Along comes the accountant, the resources manager, the events organiser, the shareholders and half a dozen quango wannabies and before you know it there's an enormous white elephant of a computer system at the heart of the mother and father of all fuckups...
Any clues there for HMRC, tax office, DVLC, NHS Direct, Family tax Credit, Olympics Committee ???
Fringe Benefits?
With the usual Glasgow - Edinburgh rivalries, the blame for this should be running backwards and forwards across the M8 even longer than the Olympics.

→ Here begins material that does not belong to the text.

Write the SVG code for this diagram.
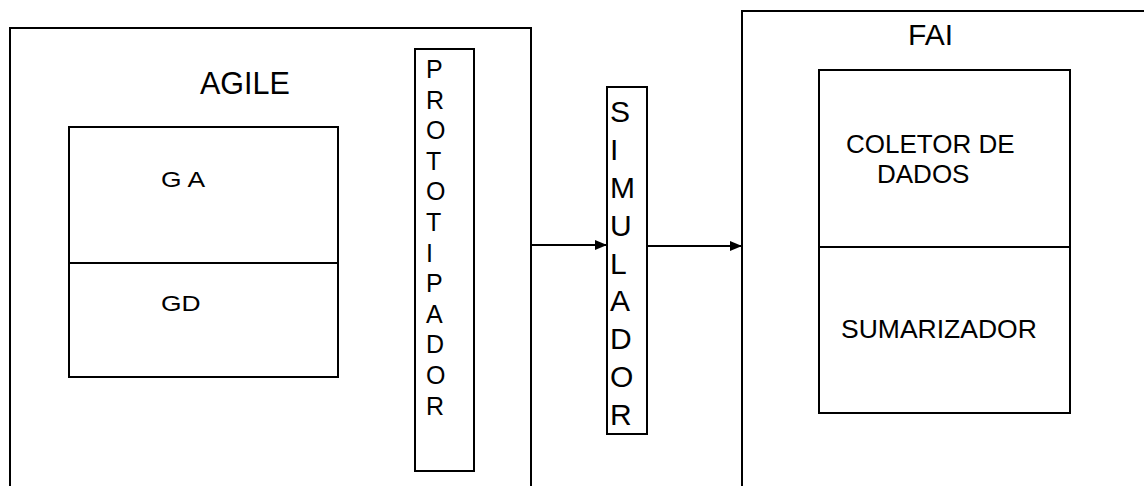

No doubt the system was recommended by their Auditors.
T
Got mine
I used the edfest.com site for booking comedy show tickets. It's pretty rubbish too but it seemed to work OK. Even though you sign up you don't get a schedule like you do on edfringe.com which is pretty rubbish. And the free BBC shows that I wanted to catch seemed totally unbookable on edfest and I usually enjoy those ones (turns out there are sold out now :()
Not sure how related the two systems are but one's PHP and the other is ASPX. So clearly not just a different skin on the same system.
Also, as an Edinburgher born and bred, I went through a phase of hating the festival... then one year I just took a shake to myself and realised how much fun it was (not to mention how many pretty girls turn up in town!) Now it's my fav time of year and I never go away during August if I can help it. Friends come to visit and crash on sofa/spare rooms, late nights, plenty booze and lots of random conversations! Can't beat it!
I can't see the problem, the system seems to be working
"The Fringe launched its new Liquid Box Office electronic system, supplied by Glasgow-based Pivotal Integration Ltd, in June. However, it failed to cope with customer demand for the festival’s 2,088 shows."
If they are taking bookings that far ahead then I think they must have a cracking system. Planning for ticket sales 80 years ahead is pretty clever.